-- Start INPUT FOR THIS TASK --

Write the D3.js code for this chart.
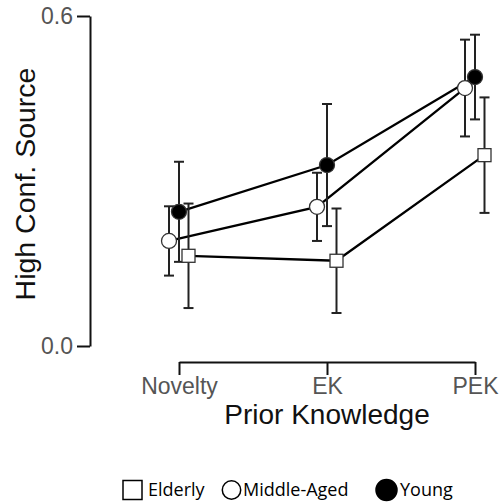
<!DOCTYPE html>
<html>
<head>
<meta charset="utf-8">
<script src="https://cdn.jsdelivr.net/npm/d3@7"></script>
<style>
  body { margin: 0; background: #fff; }
  svg { display: block; }
</style>
</head>
<body>
<div id="chart"></div>
<script>
// data
const categories = ["Novelty", "EK", "PEK"];
const seriesNames = ["Elderly", "Middle-Aged", "Young"];
const elderlyMean = [0.164, 0.155, 0.347];
const elderlyErr = [0.095, 0.095, 0.105];
const middleMean = [0.191, 0.253, 0.469];
const middleErr = [0.063, 0.062, 0.088];
const youngMean = [0.244, 0.329, 0.489];
const youngErr = [0.091, 0.111, 0.077];
const yTicks = [0, 0.6];

const width = 501, height = 503;

const svg = d3.select("#chart").append("svg")
    .attr("width", width)
    .attr("height", height);

const y = d3.scaleLinear().domain([0, 0.6]).range([346, 16]);
const x = d3.scalePoint().domain(categories).range([179, 475]);

const series = [
    {name: seriesNames[0], mean: elderlyMean, err: elderlyErr, shape: "square", fill: "#fff", dx: 9.5},
    {name: seriesNames[1], mean: middleMean, err: middleErr, shape: "circle", fill: "#fff", dx: -10},
    {name: seriesNames[2], mean: youngMean, err: youngErr, shape: "circle", fill: "#000", dx: 0}
];

// axes
const yAxis = svg.append("g")
    .attr("transform", "translate(90,0)")
    .call(d3.axisLeft(y).tickValues(yTicks).tickSize(13).tickSizeOuter(0).tickPadding(4)
        .tickFormat(d3.format(".1f")));
yAxis.select(".domain").attr("stroke", "#111").attr("stroke-width", 2);
yAxis.selectAll(".tick line").attr("stroke", "#111").attr("stroke-width", 2);
yAxis.selectAll(".tick text")
    .style("font-family", "'Liberation Sans', Arial, sans-serif")
    .style("font-size", "23px")
    .attr("fill", "#555");

const xAxis = svg.append("g")
    .attr("transform", "translate(0,362)")
    .call(d3.axisBottom(x).tickSize(13).tickSizeOuter(0).tickPadding(3));
xAxis.select(".domain").attr("stroke", "#111").attr("stroke-width", 2);
xAxis.selectAll(".tick line").attr("stroke", "#111").attr("stroke-width", 2);
xAxis.selectAll(".tick text")
    .style("font-family", "'Liberation Sans', Arial, sans-serif")
    .style("font-size", "23px")
    .attr("fill", "#555");

// axis titles
svg.append("text")
    .attr("x", x("EK"))
    .attr("y", 424)
    .attr("text-anchor", "middle")
    .style("font-family", "'Liberation Sans', Arial, sans-serif")
    .style("font-size", "28px")
    .attr("fill", "#111")
    .text("Prior Knowledge");

svg.append("text")
    .attr("transform", "translate(35," + (y(0.3) + 3) + ") rotate(-90)")
    .attr("text-anchor", "middle")
    .style("font-family", "'Liberation Sans', Arial, sans-serif")
    .style("font-size", "28.5px")
    .attr("fill", "#111")
    .text("High Conf. Source");

const plot = svg.append("g");

// connecting lines
const line = d3.line();
series.forEach(s => {
    const pts = categories.map((c, i) => [x(c) + s.dx, y(s.mean[i])]);
    plot.append("path")
        .attr("d", line(pts))
        .attr("fill", "none")
        .attr("stroke", "#000")
        .attr("stroke-width", 2.3);
});

// error bars
series.forEach(s => {
    categories.forEach((c, i) => {
        const cx = x(c) + s.dx;
        const top = y(s.mean[i] + s.err[i]);
        const bot = y(s.mean[i] - s.err[i]);
        const g = plot.append("g").attr("stroke", "#222").attr("stroke-width", 2);
        g.append("line").attr("x1", cx).attr("x2", cx).attr("y1", top).attr("y2", bot);
        g.append("line").attr("x1", cx - 5).attr("x2", cx + 5).attr("y1", top).attr("y2", top);
        g.append("line").attr("x1", cx - 5).attr("x2", cx + 5).attr("y1", bot).attr("y2", bot);
    });
});

// markers
series.forEach(s => {
    categories.forEach((c, i) => {
        const cx = x(c) + s.dx;
        const cy = y(s.mean[i]);
        if (s.shape === "square") {
            plot.append("rect")
                .attr("x", cx - 6.5).attr("y", cy - 6.5)
                .attr("width", 13).attr("height", 13)
                .attr("fill", s.fill).attr("stroke", "#333").attr("stroke-width", 1.3);
        } else {
            plot.append("circle")
                .attr("cx", cx).attr("cy", cy).attr("r", 7.5)
                .attr("fill", s.fill).attr("stroke", "#333").attr("stroke-width", 1.3);
        }
    });
});

// legend
const legendX = [123, 222, 377];
const legendGap = [25, 21, 23];
const legend = svg.append("g").attr("transform", "translate(0,490)");
series.forEach((s, i) => {
    const lx = legendX[i];
    if (s.shape === "square") {
        legend.append("rect")
            .attr("x", lx).attr("y", -9.5).attr("width", 19).attr("height", 19)
            .attr("fill", "#fff").attr("stroke", "#000").attr("stroke-width", 1.5);
    } else {
        legend.append("circle")
            .attr("cx", lx + 9.5).attr("cy", 0).attr("r", s.fill === "#000" ? 10.5 : 9.2)
            .attr("fill", s.fill).attr("stroke", "#000").attr("stroke-width", 1.5);
    }
    legend.append("text")
        .attr("x", lx + legendGap[i])
        .attr("y", 0)
        .attr("dy", "0.35em")
        .style("font-family", "'Open Sans', sans-serif")
        .style("font-size", "18px")
        .attr("fill", "#000")
        .text(s.name);
});
</script>
</body>
</html>
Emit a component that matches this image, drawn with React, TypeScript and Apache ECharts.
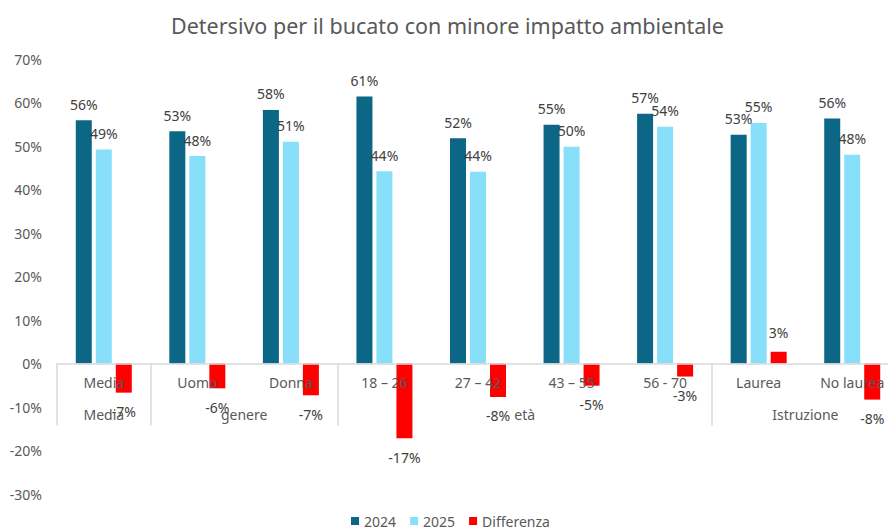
import React, { useEffect, useRef } from "react";
import * as echarts from "echarts";

const title = "Detersivo per il bucato con minore impatto ambientale";
const categories = ["Media", "Uomo", "Donna", "18 – 26", "27 – 42", "43 – 55", "56 - 70", "Laurea", "No laurea"];
const groupLabels = ["Media", "genere", "età", "Istruzione"];
const groupSpans = [1, 2, 4, 2];
const seriesNames = ["2024", "2025", "Differenza"];
const values2024 = [55.9, 53.4, 58.3, 61.4, 51.8, 54.9, 57.4, 52.6, 56.3];
const values2025 = [49.2, 47.7, 51.0, 44.2, 44.1, 49.8, 54.4, 55.3, 48.0];
const valuesDiff = [-6.7, -5.7, -7.3, -17.2, -7.7, -5.1, -3.0, 2.7, -8.3];
const yMin = -30;
const yMax = 70;
const yStep = 10;

const FONT = "'Noto Sans', sans-serif";
const TEXT = "#595959";
const LABEL = "#404040";
const COLORS = ["#0C6686", "#88DFF9", "#FF0000"];

export default function App() {
  const ref = useRef<HTMLDivElement>(null);
  useEffect(() => {
    if (!ref.current) return;
    const chart = echarts.init(ref.current, null, { renderer: "svg" });

    const boundaries: number[] = [0];
    const centers: number[] = [];
    let acc = 0;
    groupSpans.forEach((s) => {
      centers.push(acc + s / 2);
      acc += s;
      boundaries.push(acc);
    });

    const top = 59;
    const bottom = 36;
    const plotH = 530 - top - bottom;
    const zeroOffset = -(plotH * (0 - yMin)) / (yMax - yMin);

    const pct = (p: any) => `${Math.round(p.value)}%`;
    const labelStyle = { color: LABEL, fontSize: 14, fontFamily: FONT, formatter: pct };

    chart.setOption({
      animation: false,
      textStyle: { fontFamily: FONT },
      title: {
        text: title,
        left: 166,
        top: 9,
        textStyle: { fontFamily: FONT, fontSize: 21.5, fontWeight: "normal", color: TEXT },
      },
      legend: {
        data: seriesNames,
        top: 514,
        left: 351,
        padding: 0,
        itemWidth: 8,
        itemHeight: 8,
        itemGap: 14,
        icon: "rect",
        textStyle: { color: TEXT, fontSize: 14, fontFamily: FONT },
      },
      grid: { left: 57, right: -11, top, bottom, containLabel: false, outerBoundsMode: "none" },
      xAxis: [
        {
          type: "category",
          data: categories,
          position: "bottom",
          offset: zeroOffset,
          z: 5,
          axisLine: { show: true, onZero: false, lineStyle: { color: "#D9D9D9", width: 1.5 } },
          axisTick: { show: false },
          axisLabel: { interval: 0, margin: 12, color: TEXT, fontSize: 14, fontFamily: FONT },
          splitLine: { show: false },
        },
        {
          type: "value",
          min: 0,
          max: categories.length,
          position: "bottom",
          offset: zeroOffset,
          z: 5,
          axisLine: { show: false, onZero: false },
          splitLine: { show: false },
          axisTick: {
            show: true,
            customValues: boundaries,
            length: 62,
            lineStyle: { color: "#D9D9D9", width: 1.5 },
          },
          axisLabel: {
            customValues: centers,
            margin: 44,
            color: TEXT,
            fontSize: 14,
            fontFamily: FONT,
            formatter: (v: number) => {
              const i = centers.indexOf(v);
              return i >= 0 ? groupLabels[i] : "";
            },
          },
        },
      ],
      yAxis: {
        type: "value",
        min: yMin,
        max: yMax,
        interval: yStep,
        axisLine: { show: false },
        axisTick: { show: false },
        splitLine: { show: false },
        axisLabel: { formatter: (v: number) => `${v}%`, color: TEXT, fontSize: 14, fontFamily: FONT, margin: 15 },
      },
      series: [
        {
          name: seriesNames[0],
          type: "bar",
          data: values2024,
          barWidth: 16,
          barGap: "25%",
          itemStyle: { color: COLORS[0] },
          label: { show: true, position: "top", distance: 9, ...labelStyle },
        },
        {
          name: seriesNames[1],
          type: "bar",
          data: values2025,
          barWidth: 16,
          barGap: "25%",
          itemStyle: { color: COLORS[1] },
          label: { show: true, position: "top", distance: 9, ...labelStyle },
        },
        {
          name: seriesNames[2],
          type: "bar",
          data: valuesDiff,
          barWidth: 16,
          barGap: "25%",
          itemStyle: { color: COLORS[2] },
          label: { show: true, position: "outside", distance: 12, ...labelStyle },
        },
      ],
    });
    return () => chart.dispose();
  }, []);
  return (
    <div
      ref={ref}
      style={{ position: "fixed", left: 0, top: 0, width: 888, height: 530, background: "#fff" }}
    />
  );
}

-- End INPUT FOR THIS TASK --

§ **WHAT THE EXERCISE ASKS**: Among the entries above, locate the line with "Emit a component" and the line with "FONT, formatter: pct". Give those two lines and all lines between them again, exactly, leaving out the pictures.

§ **REPLY**:
Emit a component that matches this image, drawn with React, TypeScript and Apache ECharts.
import React, { useEffect, useRef } from "react";
import * as echarts from "echarts";

const title = "Detersivo per il bucato con minore impatto ambientale";
const categories = ["Media", "Uomo", "Donna", "18 – 26", "27 – 42", "43 – 55", "56 - 70", "Laurea", "No laurea"];
const groupLabels = ["Media", "genere", "età", "Istruzione"];
const groupSpans = [1, 2, 4, 2];
const seriesNames = ["2024", "2025", "Differenza"];
const values2024 = [55.9, 53.4, 58.3, 61.4, 51.8, 54.9, 57.4, 52.6, 56.3];
const values2025 = [49.2, 47.7, 51.0, 44.2, 44.1, 49.8, 54.4, 55.3, 48.0];
const valuesDiff = [-6.7, -5.7, -7.3, -17.2, -7.7, -5.1, -3.0, 2.7, -8.3];
const yMin = -30;
const yMax = 70;
const yStep = 10;

const FONT = "'Noto Sans', sans-serif";
const TEXT = "#595959";
const LABEL = "#404040";
const COLORS = ["#0C6686", "#88DFF9", "#FF0000"];

export default function App() {
  const ref = useRef<HTMLDivElement>(null);
  useEffect(() => {
    if (!ref.current) return;
    const chart = echarts.init(ref.current, null, { renderer: "svg" });

    const boundaries: number[] = [0];
    const centers: number[] = [];
    let acc = 0;
    groupSpans.forEach((s) => {
      centers.push(acc + s / 2);
      acc += s;
      boundaries.push(acc);
    });

    const top = 59;
    const bottom = 36;
    const plotH = 530 - top - bottom;
    const zeroOffset = -(plotH * (0 - yMin)) / (yMax - yMin);

    const pct = (p: any) => `${Math.round(p.value)}%`;
    const labelStyle = { color: LABEL, fontSize: 14, fontFamily: FONT, formatter: pct };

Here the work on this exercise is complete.